The Great Hunt, Robert Jordan (1990, USA). I’ve been told the Wheel of Time was originally pitched as a trilogy but then cut down to a single novel, but proved so successful the trilogy was reinstated, before mutating into the bloated fourteen-volume beast it eventually became. Certainly the pacing in The Eye of the World is so bad it’s entirely plausible its story was intended to stretch over several books. You have ten percent introduction to the world and characters, then 80% travelogue, and everything gets wrapped up in the last ten percent. The Great Hunt has slightly better pacing, and a great deal more happens in it, but there’s still a lot of travelogue. And padding. Reams and reams of padding.

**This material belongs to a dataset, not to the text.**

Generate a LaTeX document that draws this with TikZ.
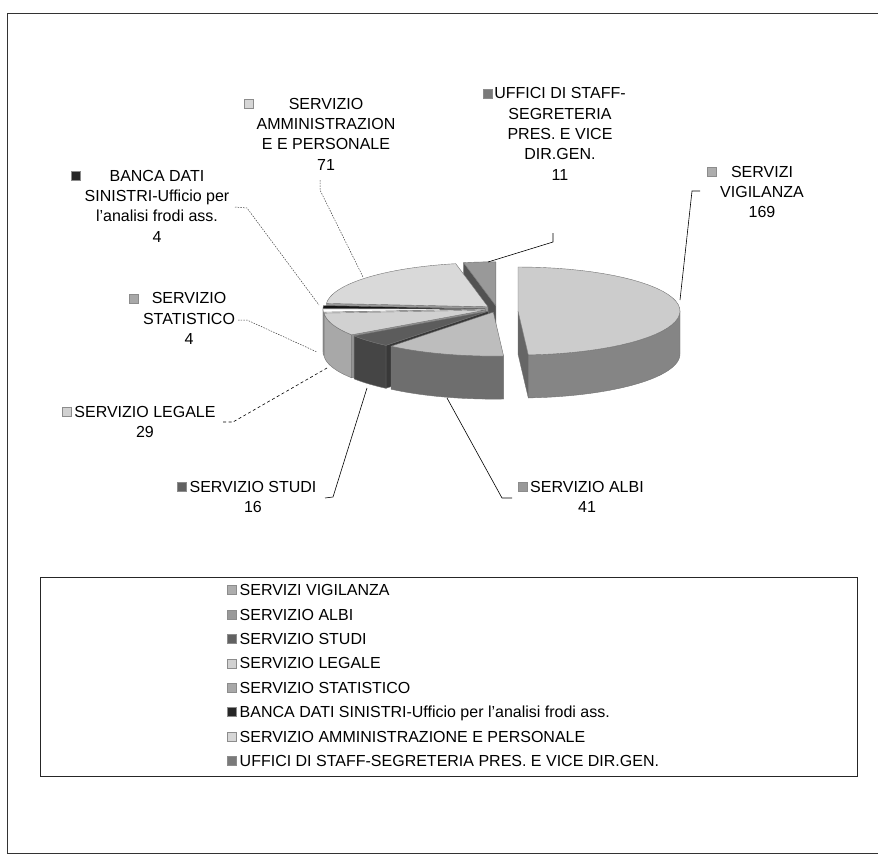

There’s even three or four pages where Rand experiences the same thing over and over again. It makes for a dull read. The one thing I’m noticing about these books during my rereads – other than the derision of friends when I tell them I’m rereading the Wheel of Time – is that the world-building is a strange mix of identikit sword-and-sorcery and weird but interesting original touches. It also feels strangely “lived-in”, with its various parts slotting together in a way that doesn’t feel entirely the result of authorial fiat. Having said that… the characters are still as annoying as shit. Rand al’Thor reads like a thirteen year old and his friends are no better. An important minor character turns out to be a Darkfriend (ie, agents of the the Dark Lord) but it comes totally out of left-field. The actual Darkfriend the protagonists spend the entire book chasing is far too pantomime. And another character do be talking like this all the time and it do be fucking irritating. The Great Hunt is a great improvement on The Eye of the World, but that’s not exactly a high bar to clear. There are some enjoyable set-pieces and some good hooks set for later in the series. But the praise this series received back in the 1990s still astonishes me. It’s a poor piece of work – and that in genre not known for the high quality of its prose or plotting.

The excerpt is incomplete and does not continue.